Matt Howden est intenable et la flamme de sa créativité toujours aussi vivace. On l'avait laissé avec The Old Magic, sublime album s'inspirant d'une Grande-Bretagne fantasmée à l'époque pré-Romaine où la magie et les rythmiques incantatoires dissimulaient un regard toujours aussi acéré sur notre société contemporaine, on le retrouve avec un disque ouvertement critique, politique et rentre-dedans. La figure de Guy Fawkes a remplacé celle du druide, Howden étant manifestement plus d'humeur à mettre le feu.
Crumbs favorise les morceaux plus courts et directs là où son prédécesseur laissait le temps aux différentes boucles d'instaurer une ambiance envoûtante. Matt Howden a l'habitude de travailler seul sur SIEBEN : armé de sa pédale de boucle et de son violon dont il martyrise les cordes et martèle le corps, il assure aussi bien le chant, la mélodie et le rythme de ses morceaux. Crumbs est pourtant l'album des chamboulements, puisque l'artiste anglais s'entoure occasionnellement d'autres musiciens : on peut donc y entendre ici ou là de la batterie et des voix supplémentaires. La version collector de l'album contient d'ailleurs deux versions alternatives des titres Here is the News et Coldbloods, avec carrément de la basse et de la guitare !
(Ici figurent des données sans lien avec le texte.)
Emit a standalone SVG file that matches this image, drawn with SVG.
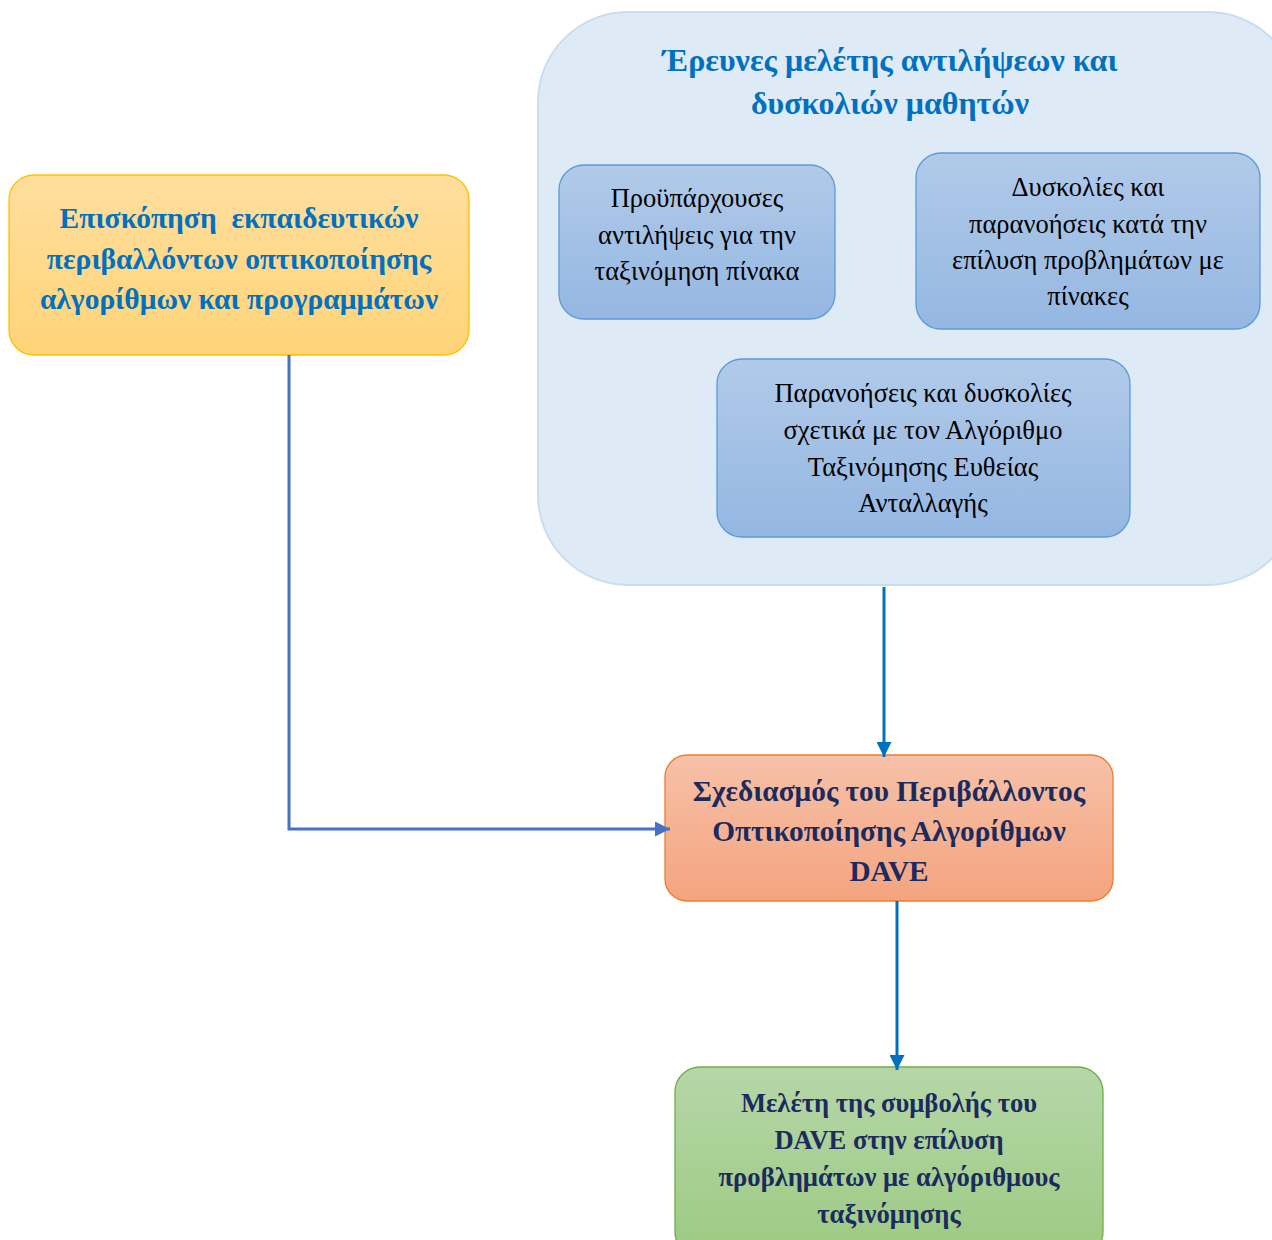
<svg xmlns="http://www.w3.org/2000/svg" width="1272" height="1240" viewBox="0 0 1272 1240">
<defs>
<linearGradient id="gY" x1="0" y1="0" x2="0" y2="1"><stop offset="0" stop-color="#FFDE9E"/><stop offset="1" stop-color="#FFD478"/></linearGradient>
<linearGradient id="gB" x1="0" y1="0" x2="0" y2="1"><stop offset="0" stop-color="#B1CAE9"/><stop offset="1" stop-color="#94B7E2"/></linearGradient>
<linearGradient id="gO" x1="0" y1="0" x2="0" y2="1"><stop offset="0" stop-color="#F6C1A8"/><stop offset="1" stop-color="#F4A47F"/></linearGradient>
<linearGradient id="gG" x1="0" y1="0" x2="0" y2="1"><stop offset="0" stop-color="#B6D6A8"/><stop offset="1" stop-color="#9CCA82"/></linearGradient>
<marker id="ahB" viewBox="0 0 10 10" refX="10" refY="5" markerWidth="5" markerHeight="5" orient="auto" markerUnits="strokeWidth"><path d="M0,0 L10,5 L0,10 z" fill="#0070C0"/></marker>
<marker id="ahL" viewBox="0 0 10 10" refX="10" refY="5" markerWidth="5" markerHeight="5" orient="auto" markerUnits="strokeWidth"><path d="M0,0 L10,5 L0,10 z" fill="#4472C4"/></marker>
</defs>
<style>
text{font-family:"Liberation Serif","DejaVu Serif",serif;text-anchor:middle}
.bold{font-weight:bold}
.blue{fill:#0070C0}
.navy{fill:#1B2B5E}
.reg{fill:#000;font-size:26.5px}
.sub{fill:url(#gB);stroke:#5B9BD5;stroke-width:1.3}
.conn{fill:none;stroke-width:3}
</style>
<rect width="1272" height="1240" fill="#fff"/>
<g id="container">
<rect x="538" y="12" width="760" height="573" rx="90" fill="#DEEAF6" stroke="#CADDF0" stroke-width="2"/>
<text class="bold blue" font-size="32" x="890" y="71">Έρευνες μελέτης αντιλήψεων και</text>
<text class="bold blue" font-size="32" x="890" y="114">δυσκολιών μαθητών</text>
</g>
<g id="nodeA">
<rect class="sub" x="559" y="165" width="276" height="154" rx="25"/>
<text class="reg" x="697" y="207">Προϋπάρχουσες</text>
<text class="reg" x="697" y="244">αντιλήψεις για την</text>
<text class="reg" x="697" y="280">ταξινόμηση πίνακα</text>
</g>
<g id="nodeB">
<rect class="sub" x="916" y="153" width="344" height="176" rx="25"/>
<text class="reg" x="1088" y="196">Δυσκολίες και</text>
<text class="reg" x="1088" y="233">παρανοήσεις κατά την</text>
<text class="reg" x="1088" y="269">επίλυση προβλημάτων με</text>
<text class="reg" x="1088" y="305">πίνακες</text>
</g>
<g id="nodeC">
<rect class="sub" x="717" y="359" width="413" height="178" rx="25"/>
<text class="reg" x="923" y="402">Παρανοήσεις και δυσκολίες</text>
<text class="reg" x="923" y="439">σχετικά με τον Αλγόριθμο</text>
<text class="reg" x="923" y="476">Ταξινόμησης Ευθείας</text>
<text class="reg" x="923" y="512">Ανταλλαγής</text>
</g>
<g id="nodeLeft">
<rect x="9" y="175" width="460" height="180" rx="25" fill="url(#gY)" stroke="#FFC000" stroke-width="1.3"/>
<text class="bold blue" font-size="29.5" x="239" y="228" style="white-space:pre">Επισκόπηση  εκπαιδευτικών</text>
<text class="bold blue" font-size="29.5" x="239" y="269">περιβαλλόντων οπτικοποίησης</text>
<text class="bold blue" font-size="29.5" x="239" y="309">αλγορίθμων και προγραμμάτων</text>
</g>
<g id="nodeDesign">
<rect x="665" y="755" width="448" height="146" rx="22" fill="url(#gO)" stroke="#ED7D31" stroke-width="1.3"/>
<text class="bold navy" font-size="29.3" x="889" y="801">Σχεδιασμός του Περιβάλλοντος</text>
<text class="bold navy" font-size="29.3" x="889" y="841">Οπτικοποίησης Αλγορίθμων</text>
<text class="bold navy" font-size="29.3" x="889" y="881">DAVE</text>
</g>
<g id="nodeStudy">
<rect x="675" y="1067" width="428" height="190" rx="25" fill="url(#gG)" stroke="#70AD47" stroke-width="1.3"/>
<text class="bold navy" font-size="26.6" x="889" y="1112">Μελέτη της συμβολής του</text>
<text class="bold navy" font-size="26.6" x="889" y="1149">DAVE στην επίλυση</text>
<text class="bold navy" font-size="26.6" x="889" y="1186">προβλημάτων με αλγόριθμους</text>
<text class="bold navy" font-size="26.6" x="889" y="1223">ταξινόμησης</text>
</g>
<g id="connectors">
<path class="conn" d="M289,355 V829 H670" stroke="#4472C4" marker-end="url(#ahL)"/>
<path class="conn" d="M884,587 V757" stroke="#0070C0" marker-end="url(#ahB)"/>
<path class="conn" d="M897,901 V1070" stroke="#0070C0" marker-end="url(#ahB)"/>
</g>
</svg>
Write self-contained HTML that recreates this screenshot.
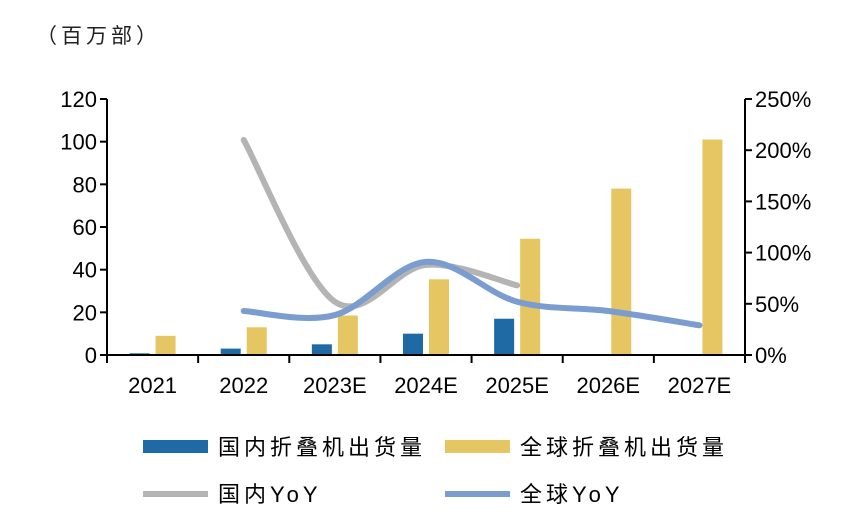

Ces nouveautés ne sont pas anodines. Howden a souvent exprimé avec colère son point de vue sur le monde via sa musique et le récent Brexit lui reste en travers de la gorge. Crumbs est un album plein de colère, d'ironie et de rébellion et force est d'admettre qu'une vraie batterie apporte une énergie punk assez viscérale. C'est flagrant sur Sell Your Future, appel explicite à la révolte. Mais les humeurs évoluent au fur et à mesure du disque. Tel un deuil, Crumbs commence dans le déni avec I Will Ignore the Apocalypse. Quelques cordes pincées menaçantes, des roulements de batterie martiaux, un chant mélancolique et toujours séduisant, une boucle mélodique aux accents orientaux et un violon dissonant : ce début d'album nous plonge dans un univers effrayant que l'on aimerait dystopique mais qui ne dépeint rien de plus que la réalité actuelle. Avec Coldbloods, on retrouve une rythmique répétitive qui nous rappelle The Old Magic et est, de manière générale, typique de la musique de SIEBEN, lui conférant son aspect hypnotique. C'est élégant, très beau, et suinte d'une colère contenue, une tension qui finit par exploser sur les morceaux les plus énergiques (The Overlord are Back, Crumbs, You Want Some), parfois avec un certain humour (Here is the News). Au-delà de la colère et du dégoût, l'album est aussi une satire d'une société que Howden compare à des "dindes ayant voté en faveur de Thanksgiving". Ironie toujours avec la très belle fin de l'album : est-on toujours dans le déni ou déjà dans l'acceptation sur We Will be Alright ? Il faudrait demander à l'artiste. L'optimisme de cette phrase tranche de manière radicale avec la tristesse absolue qui se dégage du morceau, dont les derniers choeurs continuent de nous hanter lors de la menaçante conclusion de l'album, Can You Hear the Wind Coming : un souffle de vent, annonciateur d'une tempête à venir.
Crumbs est une satire acerbe : jamais SIEBEN n'a été aussi ouvertement critique, amer et politique. La poésie est toujours bien présente, mais le projet a pris le chemin d'un son plus punk, en adéquation avec son incitation au soulèvement. Matt Howden nous guide du bout de son archet avec vigueur, ménageant tout au long de l'album des respirations qui permettent de l'apprécier sans lassitude du début à la fin. C'est encore une bien belle oeuvre à laquelle on a droit ici, moins onirique et fascinante peut-être, mais tout aussi riche et originale.